It occurs to me that the problem that libertarians and Tea Party conservatives have is that they are confusing the communal and the individual. When our Founders declared our independence on July 4, 1776, they were making a communal statement. That statement was that we in the American colonies would no long submit to being governed by people whose authority derived from their birth order. They would, in the future, be governed only by those selected from among their fellow citizens and whose authority would come only from the consent to be governed by their fellow citizens, as reads: ”That to secure these right, Governments are instituted among Men, deriving their just powers from the consent of the governed.” Consent meaning limiting a portion of one's freedom of action in order to achieve some level of civil order, i.e. the absence of chaos.
Is that the end of the story? No. By what authority did the the Second Continental Congress make this declaration? By a communal act. They state that as “representatives of” and “by the authority of the good People of these Colonies” they declare themselves free of British rule. But they go further, to “mutually pledge to each other our Lives, our Fortunes, and our sacred Honor”...their way to say that they have their “skin in the game.”
Is that the end of the story? No. There is one thing more. What if a government goes bad? For all of prior history, people were told that they simply had to endure a brutal and despotic government until such time as God – not man – replaced it. Our Founders rejected that idea and said that an abused people have a right to “alter or to abolish...and to institute new Government...most likely to effect their Safety and Happiness.”
What needs to be noted in all of this is that nowhere is individualism a part of the process. It is “representatives” of “the good people” acting on behalf of them – not themselves – and “mutually” - not individually – pledging to “each other” all that they hold dear. Nowhere are there people acting as self-selected autonomous individuals. In fact, from the Declaration of Independence on July 4, 1776 to the adoption of the “Bill of Rights on December 15, 1791 none of the principals, the Founders, are acting as autonomous individuals. Their independence is not synonymous with their individualism.
And what is more, our Founders provided for a process by which their work could be “altered or abolish.” Not, by individuals acting on their own behalf but as representatives of legitimate bodies created within the law. Persons seeking to exert their authority by force are outlaws in an act of treason. Advocating disobedience to the laws of the country is an act of sedition. It is not a matter of “free speech.” No government is obligated to give people set on subverting it free reign. And no loyal citizen is obligated to respect those whose only goal is to destroy the government for which thousands have bled and died and which serves the majority! Minorities have no right to have a government of their choosing.

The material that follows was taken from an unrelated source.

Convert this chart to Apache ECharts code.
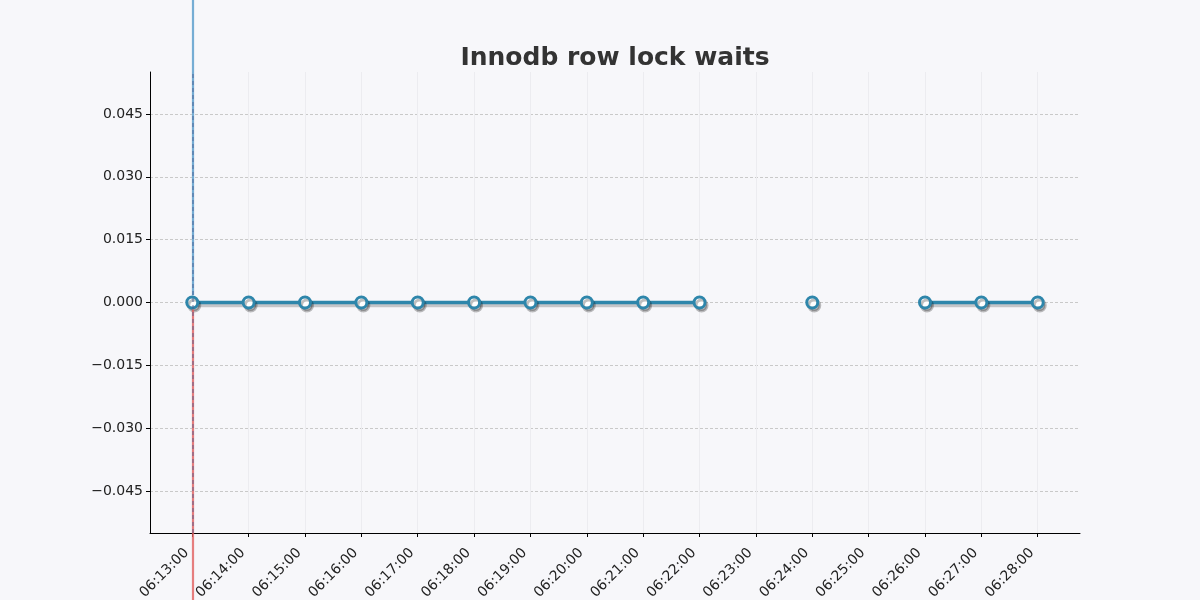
<!DOCTYPE html>
<html>
<head>
<meta charset="utf-8">
<script src="https://cdn.jsdelivr.net/npm/echarts@6/dist/echarts.min.js"></script>
<style>
html,body{margin:0;padding:0;background:#f7f7fa;}
#c{width:1200px;height:600px;}
</style>
</head>
<body>
<div id="c"></div>
<script>
const times = ['06:13:00','06:14:00','06:15:00','06:16:00','06:17:00','06:18:00','06:19:00','06:20:00',
  '06:21:00','06:22:00','06:23:00','06:24:00','06:25:00','06:26:00','06:27:00','06:28:00'];
const waits = [0,0,0,0,0,0,0,0,0,0,null,0,null,0,0,0];
const yTicks = [-0.045,-0.03,-0.015,0,0.015,0.03,0.045];
const markTime = '06:13:00';

const toMin = t => { const p = t.split(':'); return (+p[0]) * 60 + (+p[1]) - 360; };
const xs = times.map(toMin);
const xMin = xs[0] - (xs[xs.length-1] - xs[0]) * 0.05;
const xMax = xs[xs.length-1] + (xs[xs.length-1] - xs[0]) * 0.05;
const fmtX = v => { const i = xs.indexOf(Math.round(v)); return i >= 0 ? times[i] : ''; };
const fmtY = v => { const s = Math.abs(v).toFixed(3); return (v < -1e-12 ? '\u2212' : '') + s; };
const lineData = xs.map((x, i) => [x, waits[i]]);
const mx = toMin(markTime);

const FONT = 'DejaVu Sans';
const chart = echarts.init(document.getElementById('c'));
chart.setOption({
  backgroundColor: '#f7f7fa',
  animation: false,
  title: {
    text: 'Innodb row lock waits', left: 610, textAlign: 'center', top: 41,
    textStyle: {fontFamily: FONT, fontSize: 25, fontWeight: 'bold', color: '#333'}
  },
  grid: [
    {left: 150, right: 120, top: 72, bottom: 67, containLabel: false, outerBoundsMode: 'none'},
    {left: 150, right: 120, top: 0, bottom: 0, show: false, containLabel: false, outerBoundsMode: 'none'}
  ],
  xAxis: [{
    type: 'value', gridIndex: 0, min: xMin, max: xMax,
    axisLine: {show: true, onZero: false, lineStyle: {color: '#000', width: 1}},
    axisTick: {show: true, length: 4, lineStyle: {color: '#000'}, customValues: xs},
    axisLabel: {customValues: xs, formatter: fmtX, rotate: 45, margin: 12, padding: [0, 8, 0, 0],
      fontFamily: FONT, fontSize: 14, color: '#222'},
    splitLine: {show: true, lineStyle: {color: '#ececf0', width: 1}}
  }, {
    type: 'value', gridIndex: 1, min: xMin, max: xMax, show: false
  }],
  yAxis: [{
    type: 'value', gridIndex: 0, min: -0.055, max: 0.055,
    axisLine: {show: true, lineStyle: {color: '#000', width: 1}},
    axisTick: {show: true, length: 4, lineStyle: {color: '#000'}, customValues: yTicks},
    axisLabel: {customValues: yTicks, formatter: fmtY, margin: 7,
      fontFamily: FONT, fontSize: 14, color: '#222'},
    splitLine: {show: true, lineStyle: {color: '#bdbdbd', width: 0.8, type: [3, 2]}}
  }, {
    type: 'value', gridIndex: 1, show: false,
    min: -0.055 - 67 / 4200, max: 0.055 + 72 / 4200
  }],
  series: [{
    type: 'line', xAxisIndex: 1, yAxisIndex: 1, data: [], z: 5, silent: true,
    markLine: {
      silent: true, symbol: ['none', 'arrow'], symbolSize: [0, 11], label: {show: false},
      data: [
        [{coord: [mx, 0.055 + 72 / 4200], lineStyle: {color: 'rgba(95,160,205,0.85)', width: 2.2, type: 'solid'}},
         {coord: [mx, 0.0017]}],
        [{coord: [mx, -0.055 - 67 / 4200], lineStyle: {color: 'rgba(225,95,95,0.8)', width: 2.2, type: 'solid'}},
         {coord: [mx, -0.0017]}]
      ]
    }
  }, {
    type: 'line', xAxisIndex: 0, yAxisIndex: 0, data: lineData, z: 3,
    connectNulls: false, showAllSymbol: true,
    symbol: 'circle', symbolSize: 11,
    lineStyle: {color: '#2e86ab', width: 3.5, shadowColor: 'rgba(0,0,0,0.2)', shadowOffsetX: 2, shadowOffsetY: 3, shadowBlur: 0},
    itemStyle: {color: '#fff', borderColor: '#2e86ab', borderWidth: 3,
      shadowColor: 'rgba(0,0,0,0.25)', shadowOffsetX: 2, shadowOffsetY: 3, shadowBlur: 0},
    emphasis: {disabled: true},
    markLine: {
      silent: true, symbol: ['none', 'none'], label: {show: false},
      lineStyle: {color: 'rgba(70,90,140,0.55)', width: 1.5, type: [4, 3]},
      data: [{xAxis: mx}]
    }
  }]
});
</script>
</body>
</html>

One last word. Nothing the Founders did or has been done as a consequence of their action, insures that everyone will be totally pleased with everything done by their government. What it does say is that there is an orderly and legal process by which grievances can be addressed, but, meanwhile, we are all obligated to submit to the authority of the government and to live peaceably and respectfully with each other. American government is about the consent of the governed not the oppression of them, which is why we do not have walls keeping us captive. In America, if we don't like it here, we are free to find a place that better pleases us.